Justice Scalia's approach to Chevron in Michigan takes to its logical conclusion an argument that he first advanced in Entergy Corp.—that is, that there is no need for separate Chevron Step 1 and Step 2 analyses. As he said in that case, an agency's interpretation of a statute will prevail so long as it is reasonable and must fail when it is not. Entergy Corp., 556 U.S. at 217-18. In Monday's opinion, Justice Scalia did not argue that the statute is clear on its face and that this is accordingly a Chevron Step 1 case.
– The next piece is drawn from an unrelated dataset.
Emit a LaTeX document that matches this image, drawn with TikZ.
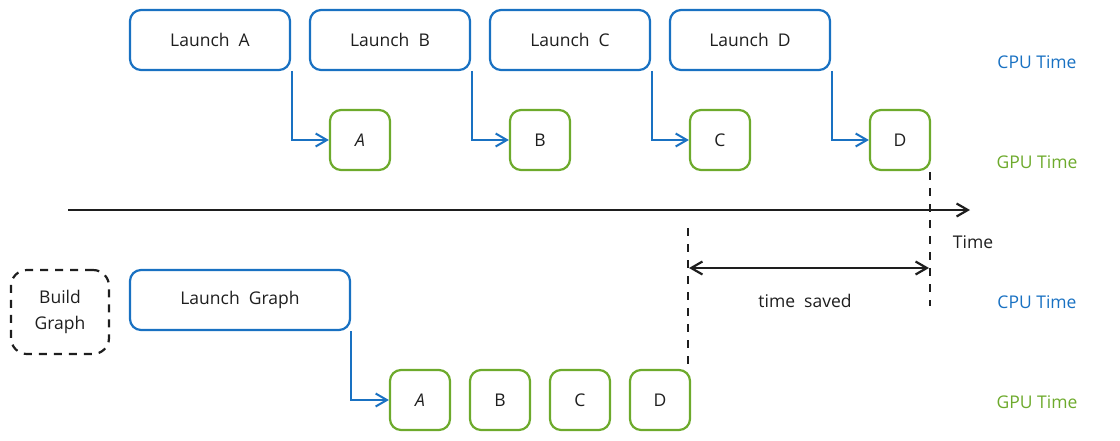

Instead, he conceded the statute's ambiguity, but nonetheless found that the Agency's interpretation of it was unreasonable given the "capacious" nature of the word "appropriate."   

At any rate, what is clear from Monday's decision is at least five justices are committed to closely scrutinizing EPA rulemakings that impose high economic costs and reflect a broad exercise of agency power. That could spell trouble for EPA's CPP, which is rooted in an expansive interpretation of yet another provision of the CAA.


1 For a more thorough discussion of CAA § 112 and EPA's MATS rulemaking process, please see our previous Client Alert discussing the case, "The Supreme Court Grapples with EPA's Mercury Rule."

2 The other case was Utility Air Regulatory Group v. EPA, 134 S. Ct. 2427 (2014), in which Justice Scalia, writing for the same five-justice majority, rejected EPA's interpretation of the term "any air pollutant" as including greenhouse gases for purposes of the CAA's prevention of significant deterioration permitting program.